* Start *

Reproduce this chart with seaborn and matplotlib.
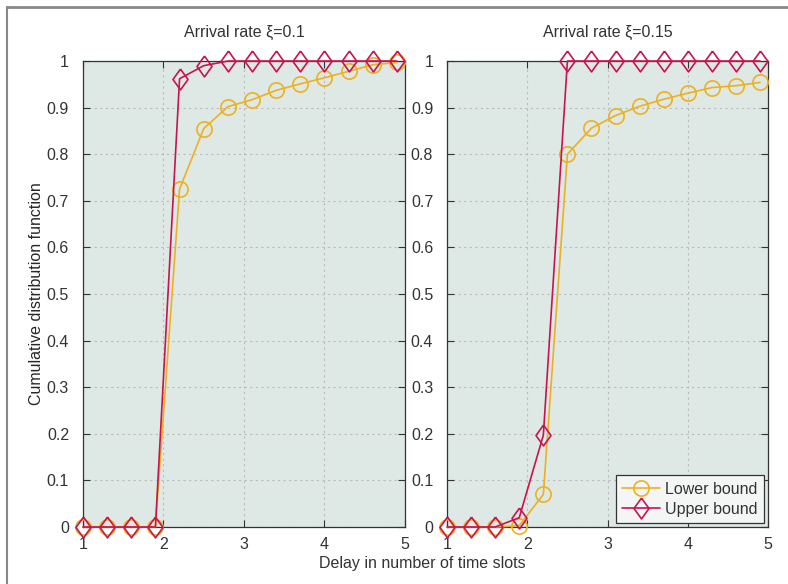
import numpy as np
import pandas as pd
import matplotlib
matplotlib.use('Agg')
import matplotlib.pyplot as plt
import seaborn as sns
from matplotlib.lines import Line2D

# delay values (time slots)
delay = [1.0, 1.3, 1.6, 1.9, 2.2, 2.5, 2.8, 3.1, 3.4, 3.7, 4.0, 4.3, 4.6, 4.9]

# arrival rate 0.1
lower_01 = [0, 0, 0, 0, 0.725, 0.855, 0.902, 0.917, 0.937, 0.951, 0.964, 0.978, 0.992, 0.997]
upper_01 = [0, 0, 0, 0, 0.962, 0.990, 1.0, 1.0, 1.0, 1.0, 1.0, 1.0, 1.0, 1.0]

# arrival rate 0.15
lower_015 = [0, 0, 0, 0.003, 0.070, 0.800, 0.856, 0.883, 0.903, 0.918, 0.931, 0.943, 0.947, 0.954]
upper_015 = [0, 0, 0, 0.020, 0.197, 1.0, 1.0, 1.0, 1.0, 1.0, 1.0, 1.0, 1.0, 1.0]

titles = ['Arrival rate \u03be=0.1', 'Arrival rate \u03be=0.15']
series = [(lower_01, upper_01), (lower_015, upper_015)]

sns.set_style('ticks')
plt.rcParams['font.family'] = ['Liberation Sans', 'DejaVu Sans']
plt.rcParams['text.color'] = '#333333'
plt.rcParams['xtick.color'] = '#333333'
plt.rcParams['ytick.color'] = '#333333'

c_low = '#EDB120'
c_up = '#C8144E'
fs = 11.5
# taller-than-wide diamond like the original
diamond = [(0, 1), (0.72, 0), (0, -1), (-0.72, 0), (0, 1)]

fig = plt.figure(figsize=(7.88, 5.84), dpi=100)
ax1 = fig.add_axes([0.1053, 0.0976, 0.4086, 0.7979])
ax2 = fig.add_axes([0.5673, 0.0976, 0.4074, 0.7979])

for ax, title, (lo, up) in zip([ax1, ax2], titles, series):
    ax.set_facecolor('#DEE8E4')
    df = pd.DataFrame({'delay': delay, 'lower': lo, 'upper': up})
    sns.lineplot(data=df, x='delay', y='lower', ax=ax, color=c_low, lw=1.2,
                 marker='o', markersize=11, markerfacecolor='none',
                 markeredgecolor=c_low, markeredgewidth=1.2, clip_on=False, zorder=3)
    sns.lineplot(data=df, x='delay', y='upper', ax=ax, color=c_up, lw=1.2,
                 marker=diamond, markersize=15, markerfacecolor='none',
                 markeredgecolor=c_up, markeredgewidth=1.2, clip_on=False, zorder=4)
    ax.set_xlim(1, 5)
    ax.set_ylim(0, 1)
    ax.set_xticks([1, 2, 3, 4, 5])
    ax.set_yticks(np.arange(0, 1.01, 0.1))
    ax.set_yticklabels(['0', '0.1', '0.2', '0.3', '0.4', '0.5', '0.6', '0.7', '0.8', '0.9', '1'])
    ax.grid(True, linestyle=(0, (2, 3)), color='#BBBBBB', lw=0.8)
    ax.tick_params(direction='in', length=5, width=0.8, top=True, right=True,
                   labelsize=fs)
    ax.tick_params(axis='y', pad=10)
    ax.tick_params(axis='x', pad=7)
    for s in ax.spines.values():
        s.set_color('#333333')
        s.set_linewidth(0.9)
    ax.set_xlabel('')
    ax.set_ylabel('')
    ax.set_title(title, fontsize=fs, pad=17)

ax1.set_ylabel('Cumulative distribution function', fontsize=fs, labelpad=2)
fig.text(0.536, 0.028, 'Delay in number of time slots', ha='center', fontsize=fs)

handles = [Line2D([], [], color=c_low, lw=1.2, marker='o', markersize=11,
                  markerfacecolor='none', markeredgewidth=1.2),
           Line2D([], [], color=c_up, lw=1.2, marker=diamond, markersize=15,
                  markerfacecolor='none', markeredgewidth=1.2)]
leg = ax2.legend(handles, ['Lower bound', 'Upper bound'], loc='lower right',
                 fontsize=fs, fancybox=False, framealpha=1, facecolor='#F3F6F5',
                 edgecolor='#333333', handlelength=2.4, borderpad=0.4,
                 labelspacing=0.3, borderaxespad=0.25, handletextpad=0.3)
leg.get_frame().set_linewidth(0.9)

# outer frame lines (top and left)
fig.add_artist(Line2D([0.009, 1.0], [0.988, 0.988], color='#888888', lw=2, transform=fig.transFigure))
fig.add_artist(Line2D([0.009, 0.009], [0.0, 0.988], color='#888888', lw=1.5, transform=fig.transFigure))

fig.savefig('out.png', dpi=100)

* End *

=== TASK PROMPT ===
Skip every picture and return the lines above from the top through the one that contains "series = [(lower_01, upper_01), (lower_015, upper_015)]".

=== ANSWER TO THIS EXERCISE ===
Reproduce this chart with seaborn and matplotlib.
import numpy as np
import pandas as pd
import matplotlib
matplotlib.use('Agg')
import matplotlib.pyplot as plt
import seaborn as sns
from matplotlib.lines import Line2D

# delay values (time slots)
delay = [1.0, 1.3, 1.6, 1.9, 2.2, 2.5, 2.8, 3.1, 3.4, 3.7, 4.0, 4.3, 4.6, 4.9]

# arrival rate 0.1
lower_01 = [0, 0, 0, 0, 0.725, 0.855, 0.902, 0.917, 0.937, 0.951, 0.964, 0.978, 0.992, 0.997]
upper_01 = [0, 0, 0, 0, 0.962, 0.990, 1.0, 1.0, 1.0, 1.0, 1.0, 1.0, 1.0, 1.0]

# arrival rate 0.15
lower_015 = [0, 0, 0, 0.003, 0.070, 0.800, 0.856, 0.883, 0.903, 0.918, 0.931, 0.943, 0.947, 0.954]
upper_015 = [0, 0, 0, 0.020, 0.197, 1.0, 1.0, 1.0, 1.0, 1.0, 1.0, 1.0, 1.0, 1.0]

titles = ['Arrival rate \u03be=0.1', 'Arrival rate \u03be=0.15']
series = [(lower_01, upper_01), (lower_015, upper_015)]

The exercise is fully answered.